Pictures excluded, return the lines below from the first through the line holding "-176, -179, -180]".

· · · · · · ·

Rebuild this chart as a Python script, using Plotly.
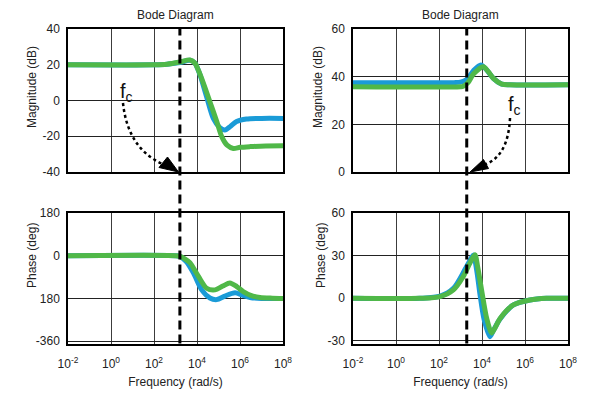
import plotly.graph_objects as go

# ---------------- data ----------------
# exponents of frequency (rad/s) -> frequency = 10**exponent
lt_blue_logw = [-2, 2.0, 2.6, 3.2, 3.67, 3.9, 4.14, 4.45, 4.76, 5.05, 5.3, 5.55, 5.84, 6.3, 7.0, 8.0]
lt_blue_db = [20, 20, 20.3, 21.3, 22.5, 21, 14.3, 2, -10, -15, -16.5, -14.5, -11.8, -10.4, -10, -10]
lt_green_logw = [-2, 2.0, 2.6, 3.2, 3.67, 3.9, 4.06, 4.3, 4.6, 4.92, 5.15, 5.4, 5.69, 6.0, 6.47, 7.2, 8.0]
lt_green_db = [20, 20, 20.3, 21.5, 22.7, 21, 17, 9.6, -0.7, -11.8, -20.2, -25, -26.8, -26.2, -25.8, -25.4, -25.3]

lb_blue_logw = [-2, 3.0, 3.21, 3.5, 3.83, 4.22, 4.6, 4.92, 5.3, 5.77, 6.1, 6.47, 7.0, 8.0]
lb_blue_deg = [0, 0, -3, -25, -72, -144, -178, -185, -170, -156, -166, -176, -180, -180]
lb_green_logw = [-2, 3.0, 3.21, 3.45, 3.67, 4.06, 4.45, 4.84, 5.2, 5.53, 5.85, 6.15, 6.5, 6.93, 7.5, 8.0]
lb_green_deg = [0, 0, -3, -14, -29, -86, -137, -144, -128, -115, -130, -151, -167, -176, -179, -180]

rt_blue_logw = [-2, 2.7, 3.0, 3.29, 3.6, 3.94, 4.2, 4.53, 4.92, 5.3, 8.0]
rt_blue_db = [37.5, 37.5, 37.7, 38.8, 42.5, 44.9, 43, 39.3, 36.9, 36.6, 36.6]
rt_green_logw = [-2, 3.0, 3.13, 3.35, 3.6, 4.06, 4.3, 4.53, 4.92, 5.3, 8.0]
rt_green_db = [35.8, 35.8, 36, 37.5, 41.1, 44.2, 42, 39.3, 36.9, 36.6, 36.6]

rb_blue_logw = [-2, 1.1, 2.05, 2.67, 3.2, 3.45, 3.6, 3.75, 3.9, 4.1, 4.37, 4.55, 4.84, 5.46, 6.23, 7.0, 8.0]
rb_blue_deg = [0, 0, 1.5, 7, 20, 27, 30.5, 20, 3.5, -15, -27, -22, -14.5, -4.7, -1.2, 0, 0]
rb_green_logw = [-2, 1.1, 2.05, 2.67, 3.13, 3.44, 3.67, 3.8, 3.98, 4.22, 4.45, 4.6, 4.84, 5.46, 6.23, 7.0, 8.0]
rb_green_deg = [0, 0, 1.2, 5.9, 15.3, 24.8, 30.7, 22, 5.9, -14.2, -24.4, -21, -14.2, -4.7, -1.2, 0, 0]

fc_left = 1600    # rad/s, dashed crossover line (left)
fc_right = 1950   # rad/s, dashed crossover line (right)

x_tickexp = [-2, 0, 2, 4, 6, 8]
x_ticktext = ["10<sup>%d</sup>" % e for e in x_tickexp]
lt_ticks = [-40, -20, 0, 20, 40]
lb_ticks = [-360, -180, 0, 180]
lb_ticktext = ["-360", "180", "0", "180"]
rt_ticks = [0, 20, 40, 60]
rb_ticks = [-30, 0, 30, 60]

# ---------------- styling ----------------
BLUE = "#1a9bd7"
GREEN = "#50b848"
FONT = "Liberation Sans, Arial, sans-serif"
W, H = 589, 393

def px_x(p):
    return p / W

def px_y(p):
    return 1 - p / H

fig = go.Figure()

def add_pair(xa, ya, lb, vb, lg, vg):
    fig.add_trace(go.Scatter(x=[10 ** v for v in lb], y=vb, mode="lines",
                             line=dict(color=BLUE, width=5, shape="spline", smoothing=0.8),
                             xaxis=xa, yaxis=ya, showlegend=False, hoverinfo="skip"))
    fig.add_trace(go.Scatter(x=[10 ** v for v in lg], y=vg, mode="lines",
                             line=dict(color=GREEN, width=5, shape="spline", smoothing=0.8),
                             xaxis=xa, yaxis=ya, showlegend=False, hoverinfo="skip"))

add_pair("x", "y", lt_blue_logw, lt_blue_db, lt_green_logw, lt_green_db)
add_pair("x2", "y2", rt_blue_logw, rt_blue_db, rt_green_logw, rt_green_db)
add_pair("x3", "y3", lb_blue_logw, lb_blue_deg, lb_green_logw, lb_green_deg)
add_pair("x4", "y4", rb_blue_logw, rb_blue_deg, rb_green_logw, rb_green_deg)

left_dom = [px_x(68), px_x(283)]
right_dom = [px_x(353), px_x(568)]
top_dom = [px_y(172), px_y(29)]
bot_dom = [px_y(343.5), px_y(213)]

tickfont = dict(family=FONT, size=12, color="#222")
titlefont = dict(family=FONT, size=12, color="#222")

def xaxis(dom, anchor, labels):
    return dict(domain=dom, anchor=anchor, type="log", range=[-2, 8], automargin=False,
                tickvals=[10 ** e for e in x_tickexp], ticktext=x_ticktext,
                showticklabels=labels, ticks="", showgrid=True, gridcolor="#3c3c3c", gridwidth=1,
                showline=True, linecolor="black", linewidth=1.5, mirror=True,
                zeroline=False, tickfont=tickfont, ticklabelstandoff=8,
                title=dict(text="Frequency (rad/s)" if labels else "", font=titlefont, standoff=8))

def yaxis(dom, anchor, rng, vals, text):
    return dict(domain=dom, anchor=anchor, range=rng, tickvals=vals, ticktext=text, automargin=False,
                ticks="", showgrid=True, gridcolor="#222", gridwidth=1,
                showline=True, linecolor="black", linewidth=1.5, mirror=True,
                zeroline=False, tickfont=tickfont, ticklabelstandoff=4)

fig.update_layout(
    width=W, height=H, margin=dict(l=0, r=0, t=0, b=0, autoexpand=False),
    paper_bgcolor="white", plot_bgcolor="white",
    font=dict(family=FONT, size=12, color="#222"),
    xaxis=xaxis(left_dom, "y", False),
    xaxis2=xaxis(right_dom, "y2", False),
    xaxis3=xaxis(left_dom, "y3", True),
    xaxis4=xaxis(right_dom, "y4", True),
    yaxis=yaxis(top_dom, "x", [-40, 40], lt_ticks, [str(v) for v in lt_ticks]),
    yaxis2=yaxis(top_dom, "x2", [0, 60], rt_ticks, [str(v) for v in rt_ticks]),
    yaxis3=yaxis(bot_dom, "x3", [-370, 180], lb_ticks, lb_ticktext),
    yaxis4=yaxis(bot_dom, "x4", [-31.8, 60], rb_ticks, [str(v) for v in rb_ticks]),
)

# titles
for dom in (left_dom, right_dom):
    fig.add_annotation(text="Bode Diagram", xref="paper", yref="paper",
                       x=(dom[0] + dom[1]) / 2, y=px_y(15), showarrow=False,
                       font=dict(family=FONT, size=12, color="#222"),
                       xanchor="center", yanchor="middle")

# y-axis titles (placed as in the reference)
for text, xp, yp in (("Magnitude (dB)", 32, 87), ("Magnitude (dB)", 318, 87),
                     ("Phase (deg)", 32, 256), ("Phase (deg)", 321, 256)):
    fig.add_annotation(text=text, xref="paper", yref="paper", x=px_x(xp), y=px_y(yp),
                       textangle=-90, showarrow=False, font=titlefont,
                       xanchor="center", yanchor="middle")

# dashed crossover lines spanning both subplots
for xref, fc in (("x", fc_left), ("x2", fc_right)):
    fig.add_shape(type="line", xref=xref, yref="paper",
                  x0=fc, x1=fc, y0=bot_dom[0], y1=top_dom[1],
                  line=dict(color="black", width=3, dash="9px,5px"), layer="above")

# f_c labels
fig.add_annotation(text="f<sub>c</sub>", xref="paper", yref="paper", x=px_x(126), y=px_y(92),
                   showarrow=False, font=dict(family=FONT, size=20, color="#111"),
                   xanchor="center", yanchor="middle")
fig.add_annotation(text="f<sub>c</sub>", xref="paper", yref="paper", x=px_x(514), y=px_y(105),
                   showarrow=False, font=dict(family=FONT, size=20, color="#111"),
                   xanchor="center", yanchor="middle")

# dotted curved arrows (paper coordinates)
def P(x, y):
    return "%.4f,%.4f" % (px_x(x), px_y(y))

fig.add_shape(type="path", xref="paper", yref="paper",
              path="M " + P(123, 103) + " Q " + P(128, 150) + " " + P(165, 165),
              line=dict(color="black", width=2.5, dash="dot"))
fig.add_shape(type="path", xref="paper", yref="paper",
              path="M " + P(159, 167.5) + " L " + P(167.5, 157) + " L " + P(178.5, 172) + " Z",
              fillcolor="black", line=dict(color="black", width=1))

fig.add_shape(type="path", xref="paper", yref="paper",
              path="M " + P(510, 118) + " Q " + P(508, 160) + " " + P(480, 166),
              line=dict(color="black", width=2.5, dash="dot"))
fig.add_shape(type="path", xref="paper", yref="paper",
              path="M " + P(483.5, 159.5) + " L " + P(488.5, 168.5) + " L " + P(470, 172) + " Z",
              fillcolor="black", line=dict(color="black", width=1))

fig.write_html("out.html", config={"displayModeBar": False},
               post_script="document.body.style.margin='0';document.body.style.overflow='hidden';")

· · · · · · ·

ANSWER -
Rebuild this chart as a Python script, using Plotly.
import plotly.graph_objects as go

# ---------------- data ----------------
# exponents of frequency (rad/s) -> frequency = 10**exponent
lt_blue_logw = [-2, 2.0, 2.6, 3.2, 3.67, 3.9, 4.14, 4.45, 4.76, 5.05, 5.3, 5.55, 5.84, 6.3, 7.0, 8.0]
lt_blue_db = [20, 20, 20.3, 21.3, 22.5, 21, 14.3, 2, -10, -15, -16.5, -14.5, -11.8, -10.4, -10, -10]
lt_green_logw = [-2, 2.0, 2.6, 3.2, 3.67, 3.9, 4.06, 4.3, 4.6, 4.92, 5.15, 5.4, 5.69, 6.0, 6.47, 7.2, 8.0]
lt_green_db = [20, 20, 20.3, 21.5, 22.7, 21, 17, 9.6, -0.7, -11.8, -20.2, -25, -26.8, -26.2, -25.8, -25.4, -25.3]

lb_blue_logw = [-2, 3.0, 3.21, 3.5, 3.83, 4.22, 4.6, 4.92, 5.3, 5.77, 6.1, 6.47, 7.0, 8.0]
lb_blue_deg = [0, 0, -3, -25, -72, -144, -178, -185, -170, -156, -166, -176, -180, -180]
lb_green_logw = [-2, 3.0, 3.21, 3.45, 3.67, 4.06, 4.45, 4.84, 5.2, 5.53, 5.85, 6.15, 6.5, 6.93, 7.5, 8.0]
lb_green_deg = [0, 0, -3, -14, -29, -86, -137, -144, -128, -115, -130, -151, -167, -176, -179, -180]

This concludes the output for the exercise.